- **TO DO**:
Identify the lines containing the word "Give". Copy each one.

________________________________________

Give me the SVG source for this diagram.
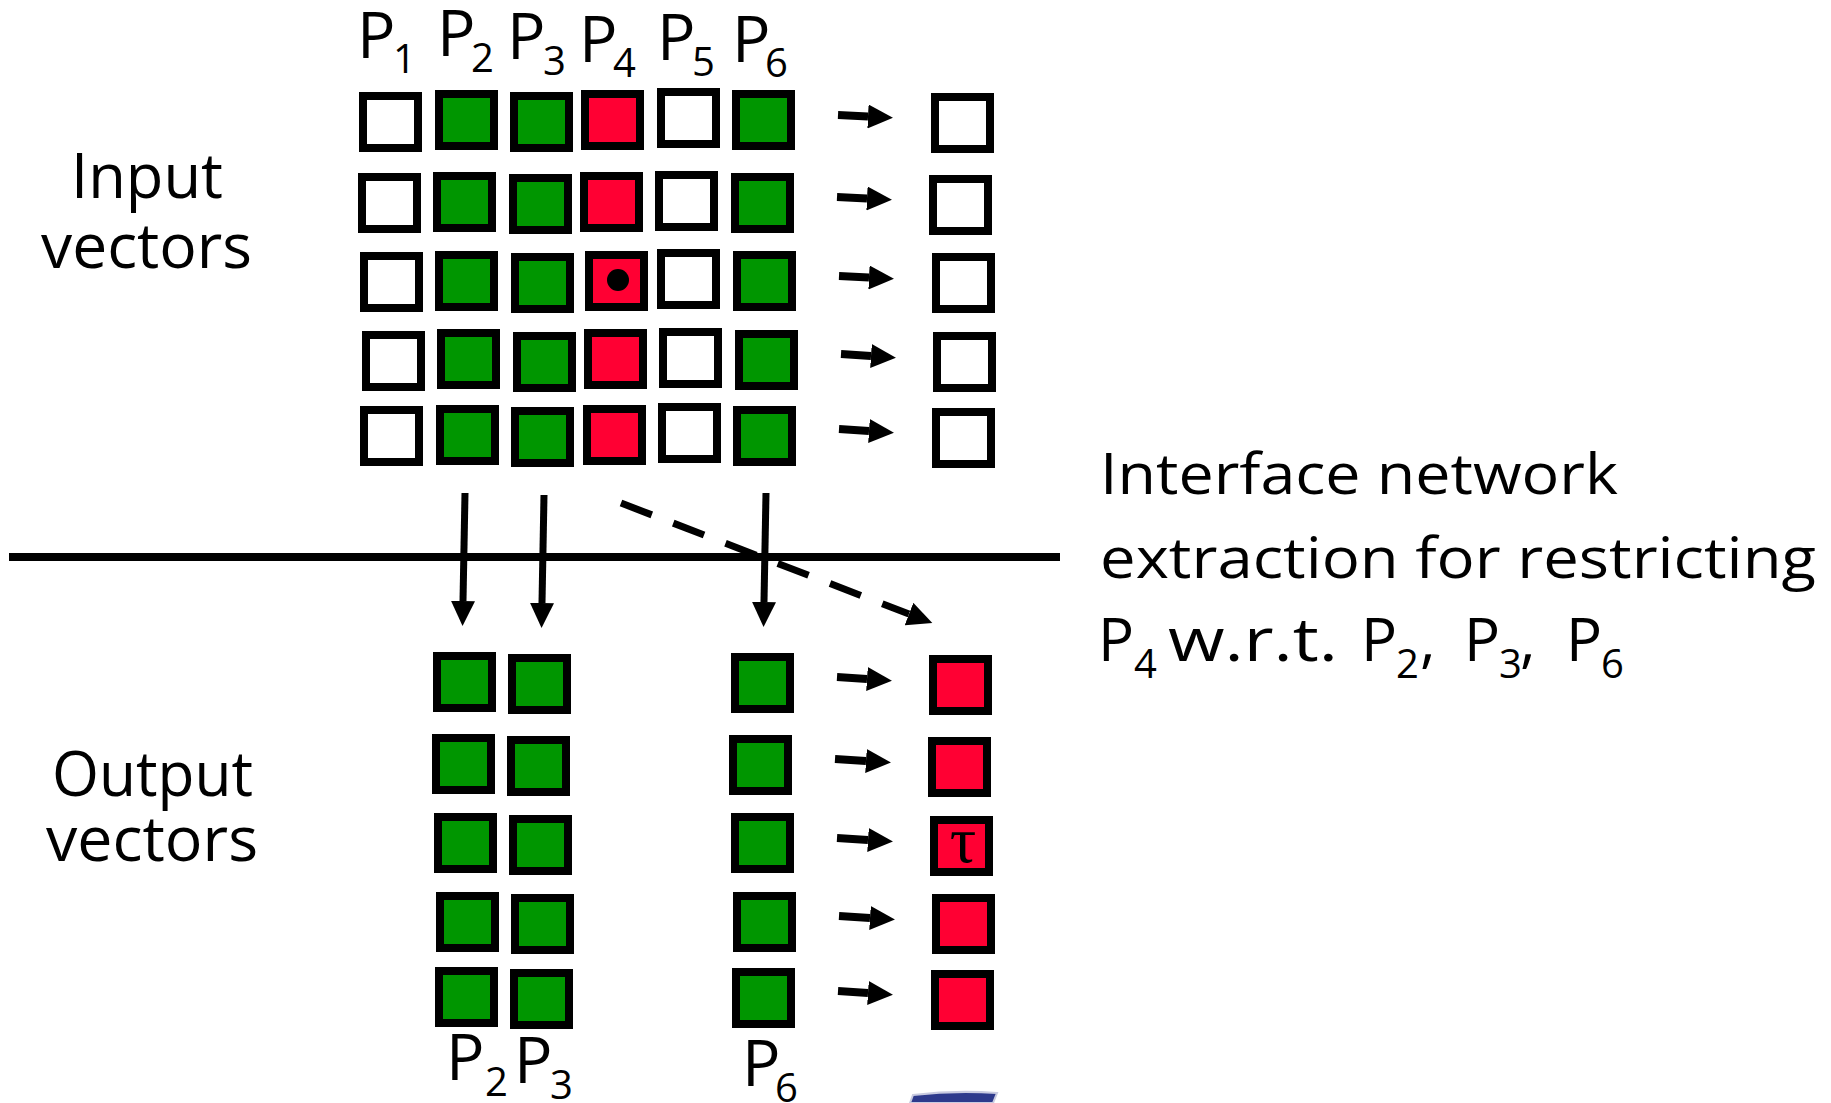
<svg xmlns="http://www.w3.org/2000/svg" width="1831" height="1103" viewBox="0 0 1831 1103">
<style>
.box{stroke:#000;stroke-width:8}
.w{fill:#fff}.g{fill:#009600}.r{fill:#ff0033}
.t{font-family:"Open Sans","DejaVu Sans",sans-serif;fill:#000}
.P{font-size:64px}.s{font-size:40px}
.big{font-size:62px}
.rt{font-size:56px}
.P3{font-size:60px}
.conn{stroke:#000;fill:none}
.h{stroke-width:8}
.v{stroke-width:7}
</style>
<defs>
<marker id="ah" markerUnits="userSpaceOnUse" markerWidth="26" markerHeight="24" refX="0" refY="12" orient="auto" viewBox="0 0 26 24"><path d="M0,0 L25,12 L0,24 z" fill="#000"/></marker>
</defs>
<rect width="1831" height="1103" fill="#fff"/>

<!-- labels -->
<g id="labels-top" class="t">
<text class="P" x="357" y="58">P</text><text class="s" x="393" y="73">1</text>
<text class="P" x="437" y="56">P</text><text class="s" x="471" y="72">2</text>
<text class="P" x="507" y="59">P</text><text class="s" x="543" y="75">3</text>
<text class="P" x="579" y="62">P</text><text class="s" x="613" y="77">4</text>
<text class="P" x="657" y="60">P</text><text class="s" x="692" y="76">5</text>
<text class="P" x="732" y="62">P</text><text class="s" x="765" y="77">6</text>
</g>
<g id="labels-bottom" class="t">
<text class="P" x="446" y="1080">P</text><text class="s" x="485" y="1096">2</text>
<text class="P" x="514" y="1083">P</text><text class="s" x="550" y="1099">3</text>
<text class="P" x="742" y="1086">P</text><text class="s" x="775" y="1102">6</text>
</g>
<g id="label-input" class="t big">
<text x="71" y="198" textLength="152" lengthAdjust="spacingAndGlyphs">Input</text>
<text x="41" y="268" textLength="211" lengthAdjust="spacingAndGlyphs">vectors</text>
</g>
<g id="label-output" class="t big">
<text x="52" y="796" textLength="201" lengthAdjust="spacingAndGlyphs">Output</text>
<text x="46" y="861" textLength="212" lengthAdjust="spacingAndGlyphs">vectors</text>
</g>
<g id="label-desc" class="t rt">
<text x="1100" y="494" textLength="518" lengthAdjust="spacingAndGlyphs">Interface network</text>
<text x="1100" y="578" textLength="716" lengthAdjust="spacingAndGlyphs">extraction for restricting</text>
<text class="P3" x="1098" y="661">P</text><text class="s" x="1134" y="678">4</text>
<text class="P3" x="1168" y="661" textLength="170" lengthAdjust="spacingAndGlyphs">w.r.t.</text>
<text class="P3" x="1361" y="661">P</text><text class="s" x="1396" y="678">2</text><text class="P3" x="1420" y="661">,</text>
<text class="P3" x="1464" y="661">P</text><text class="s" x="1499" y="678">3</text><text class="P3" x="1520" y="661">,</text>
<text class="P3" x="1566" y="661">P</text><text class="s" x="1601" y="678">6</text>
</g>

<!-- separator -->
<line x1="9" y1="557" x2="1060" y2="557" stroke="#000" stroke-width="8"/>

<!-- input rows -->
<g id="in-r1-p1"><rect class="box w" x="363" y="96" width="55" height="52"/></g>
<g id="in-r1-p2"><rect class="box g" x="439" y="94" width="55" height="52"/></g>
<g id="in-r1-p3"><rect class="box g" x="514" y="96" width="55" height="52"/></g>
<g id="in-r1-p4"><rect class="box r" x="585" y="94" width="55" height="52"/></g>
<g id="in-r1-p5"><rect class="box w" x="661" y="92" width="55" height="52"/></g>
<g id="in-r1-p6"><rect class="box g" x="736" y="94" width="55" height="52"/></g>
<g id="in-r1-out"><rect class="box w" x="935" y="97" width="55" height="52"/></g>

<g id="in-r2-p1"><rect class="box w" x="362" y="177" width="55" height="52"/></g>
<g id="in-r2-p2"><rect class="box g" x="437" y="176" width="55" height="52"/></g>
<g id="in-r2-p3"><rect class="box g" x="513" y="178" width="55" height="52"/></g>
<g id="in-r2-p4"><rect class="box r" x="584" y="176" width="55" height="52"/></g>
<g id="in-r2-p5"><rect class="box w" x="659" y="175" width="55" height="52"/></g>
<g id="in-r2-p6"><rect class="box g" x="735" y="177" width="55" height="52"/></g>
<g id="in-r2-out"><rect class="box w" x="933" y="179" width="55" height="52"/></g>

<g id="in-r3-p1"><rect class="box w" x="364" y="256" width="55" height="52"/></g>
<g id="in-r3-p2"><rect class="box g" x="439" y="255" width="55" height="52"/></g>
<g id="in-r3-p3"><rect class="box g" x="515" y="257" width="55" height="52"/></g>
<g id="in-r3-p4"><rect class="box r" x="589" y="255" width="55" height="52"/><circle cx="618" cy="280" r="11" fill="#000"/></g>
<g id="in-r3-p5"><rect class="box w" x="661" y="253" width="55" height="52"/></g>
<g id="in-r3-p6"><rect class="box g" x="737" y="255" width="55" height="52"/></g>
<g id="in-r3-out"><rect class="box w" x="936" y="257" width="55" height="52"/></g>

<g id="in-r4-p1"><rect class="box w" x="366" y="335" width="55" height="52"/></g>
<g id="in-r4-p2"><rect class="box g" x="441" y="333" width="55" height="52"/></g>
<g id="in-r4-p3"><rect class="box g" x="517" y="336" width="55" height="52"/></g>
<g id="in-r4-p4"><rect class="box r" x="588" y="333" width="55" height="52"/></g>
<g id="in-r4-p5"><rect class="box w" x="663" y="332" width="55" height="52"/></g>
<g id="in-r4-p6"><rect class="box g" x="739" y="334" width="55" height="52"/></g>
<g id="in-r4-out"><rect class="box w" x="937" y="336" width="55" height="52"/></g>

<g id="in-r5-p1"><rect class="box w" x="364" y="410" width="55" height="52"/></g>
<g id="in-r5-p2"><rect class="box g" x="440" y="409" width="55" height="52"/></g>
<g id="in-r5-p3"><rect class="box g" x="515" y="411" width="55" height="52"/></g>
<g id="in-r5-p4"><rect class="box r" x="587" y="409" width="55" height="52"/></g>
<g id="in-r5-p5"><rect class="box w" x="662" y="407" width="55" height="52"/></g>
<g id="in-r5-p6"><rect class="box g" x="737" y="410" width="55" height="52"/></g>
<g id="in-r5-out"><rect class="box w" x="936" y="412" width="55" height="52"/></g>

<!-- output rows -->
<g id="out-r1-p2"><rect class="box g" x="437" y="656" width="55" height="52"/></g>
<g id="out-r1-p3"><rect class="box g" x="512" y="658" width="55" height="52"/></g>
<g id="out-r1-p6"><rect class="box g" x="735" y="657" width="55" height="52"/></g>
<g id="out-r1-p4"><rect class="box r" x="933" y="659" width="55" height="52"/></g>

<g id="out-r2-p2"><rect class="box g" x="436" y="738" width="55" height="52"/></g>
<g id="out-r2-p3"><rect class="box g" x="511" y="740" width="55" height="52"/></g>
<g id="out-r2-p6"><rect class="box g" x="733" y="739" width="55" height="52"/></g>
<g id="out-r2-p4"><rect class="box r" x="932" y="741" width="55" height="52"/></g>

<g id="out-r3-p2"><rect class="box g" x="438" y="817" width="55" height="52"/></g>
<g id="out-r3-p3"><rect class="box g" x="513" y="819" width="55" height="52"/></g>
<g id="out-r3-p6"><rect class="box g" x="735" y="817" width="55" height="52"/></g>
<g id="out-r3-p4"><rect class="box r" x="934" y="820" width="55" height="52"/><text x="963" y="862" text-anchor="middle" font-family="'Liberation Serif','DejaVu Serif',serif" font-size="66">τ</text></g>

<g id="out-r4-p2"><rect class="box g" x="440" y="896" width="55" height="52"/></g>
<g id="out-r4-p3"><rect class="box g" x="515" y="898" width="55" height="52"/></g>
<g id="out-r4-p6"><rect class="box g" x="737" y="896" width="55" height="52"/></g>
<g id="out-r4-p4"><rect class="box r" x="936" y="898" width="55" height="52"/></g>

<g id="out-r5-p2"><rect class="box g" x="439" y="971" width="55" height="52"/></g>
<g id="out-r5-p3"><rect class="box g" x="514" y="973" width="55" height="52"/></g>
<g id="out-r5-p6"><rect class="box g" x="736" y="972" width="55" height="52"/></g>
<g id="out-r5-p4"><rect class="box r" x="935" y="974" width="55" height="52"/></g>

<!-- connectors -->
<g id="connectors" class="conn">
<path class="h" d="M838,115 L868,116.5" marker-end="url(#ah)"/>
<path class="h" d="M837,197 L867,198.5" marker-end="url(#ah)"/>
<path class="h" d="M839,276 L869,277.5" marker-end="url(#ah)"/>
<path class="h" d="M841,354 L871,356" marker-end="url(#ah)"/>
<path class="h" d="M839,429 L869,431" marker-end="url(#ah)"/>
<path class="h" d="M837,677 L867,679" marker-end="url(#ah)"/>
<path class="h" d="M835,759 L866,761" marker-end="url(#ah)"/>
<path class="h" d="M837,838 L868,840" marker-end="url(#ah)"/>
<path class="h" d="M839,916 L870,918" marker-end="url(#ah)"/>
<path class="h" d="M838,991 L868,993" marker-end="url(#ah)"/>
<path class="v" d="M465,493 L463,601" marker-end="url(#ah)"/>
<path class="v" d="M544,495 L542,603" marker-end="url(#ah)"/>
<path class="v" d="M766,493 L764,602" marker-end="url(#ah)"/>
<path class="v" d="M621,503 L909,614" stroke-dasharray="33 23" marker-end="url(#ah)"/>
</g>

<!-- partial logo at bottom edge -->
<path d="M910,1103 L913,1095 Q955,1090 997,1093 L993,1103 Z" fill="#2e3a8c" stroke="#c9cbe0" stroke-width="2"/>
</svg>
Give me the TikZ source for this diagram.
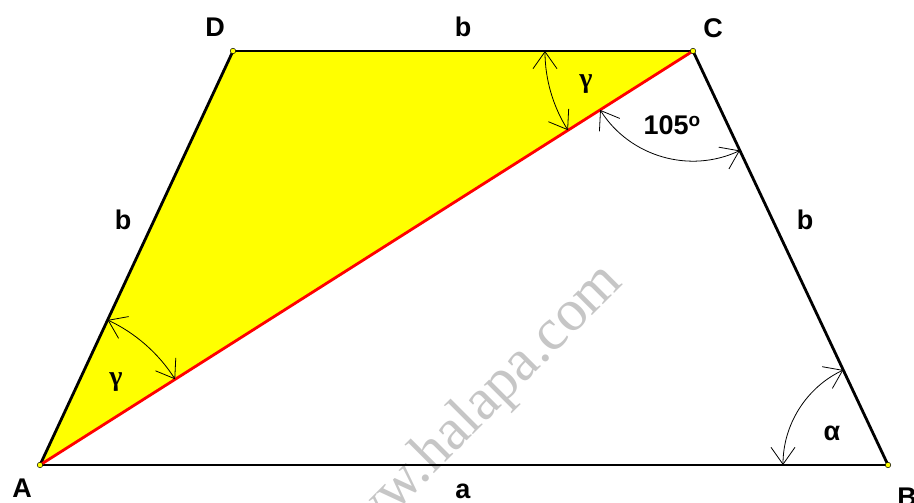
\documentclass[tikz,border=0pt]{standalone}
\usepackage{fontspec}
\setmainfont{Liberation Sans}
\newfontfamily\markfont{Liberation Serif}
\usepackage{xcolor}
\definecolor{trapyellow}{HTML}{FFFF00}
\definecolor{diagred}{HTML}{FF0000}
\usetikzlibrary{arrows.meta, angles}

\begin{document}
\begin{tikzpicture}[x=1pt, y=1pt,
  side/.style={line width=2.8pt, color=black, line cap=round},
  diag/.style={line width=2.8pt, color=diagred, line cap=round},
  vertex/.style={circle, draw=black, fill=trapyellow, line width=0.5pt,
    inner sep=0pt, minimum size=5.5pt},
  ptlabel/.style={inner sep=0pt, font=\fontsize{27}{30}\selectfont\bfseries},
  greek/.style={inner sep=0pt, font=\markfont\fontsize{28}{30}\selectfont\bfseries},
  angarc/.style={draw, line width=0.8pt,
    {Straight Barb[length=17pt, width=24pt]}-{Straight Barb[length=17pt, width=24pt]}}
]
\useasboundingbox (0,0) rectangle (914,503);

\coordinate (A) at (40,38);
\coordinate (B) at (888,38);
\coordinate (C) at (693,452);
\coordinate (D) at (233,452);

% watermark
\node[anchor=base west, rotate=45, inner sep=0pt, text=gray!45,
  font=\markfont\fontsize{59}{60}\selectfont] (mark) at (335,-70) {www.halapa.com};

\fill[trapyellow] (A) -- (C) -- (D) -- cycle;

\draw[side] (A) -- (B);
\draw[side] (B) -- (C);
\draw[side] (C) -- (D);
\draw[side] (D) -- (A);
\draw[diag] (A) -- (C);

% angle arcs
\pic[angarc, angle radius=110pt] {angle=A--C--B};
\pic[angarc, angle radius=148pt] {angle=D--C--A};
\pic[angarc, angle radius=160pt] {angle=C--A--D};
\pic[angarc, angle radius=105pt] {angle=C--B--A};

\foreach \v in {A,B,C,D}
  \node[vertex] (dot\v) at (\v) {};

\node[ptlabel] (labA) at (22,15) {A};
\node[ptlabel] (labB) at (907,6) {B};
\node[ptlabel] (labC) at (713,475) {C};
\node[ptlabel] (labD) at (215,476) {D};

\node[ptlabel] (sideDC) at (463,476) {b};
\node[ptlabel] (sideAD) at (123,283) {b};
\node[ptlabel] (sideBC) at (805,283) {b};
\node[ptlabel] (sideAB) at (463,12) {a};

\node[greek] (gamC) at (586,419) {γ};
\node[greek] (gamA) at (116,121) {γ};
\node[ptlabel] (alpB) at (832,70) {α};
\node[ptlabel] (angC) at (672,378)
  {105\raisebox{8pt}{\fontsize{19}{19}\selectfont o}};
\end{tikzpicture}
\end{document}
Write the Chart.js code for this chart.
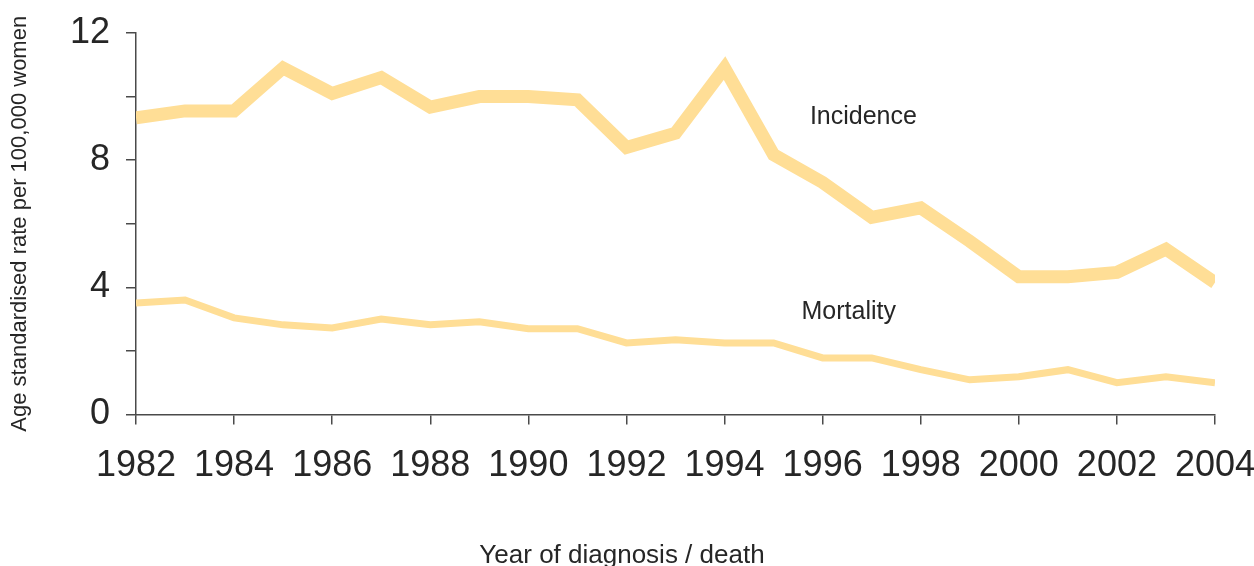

________________________________________

- **WRITTEN ANSWER**:
Give me the SVG source for this diagram.
Give me the TikZ source for this diagram.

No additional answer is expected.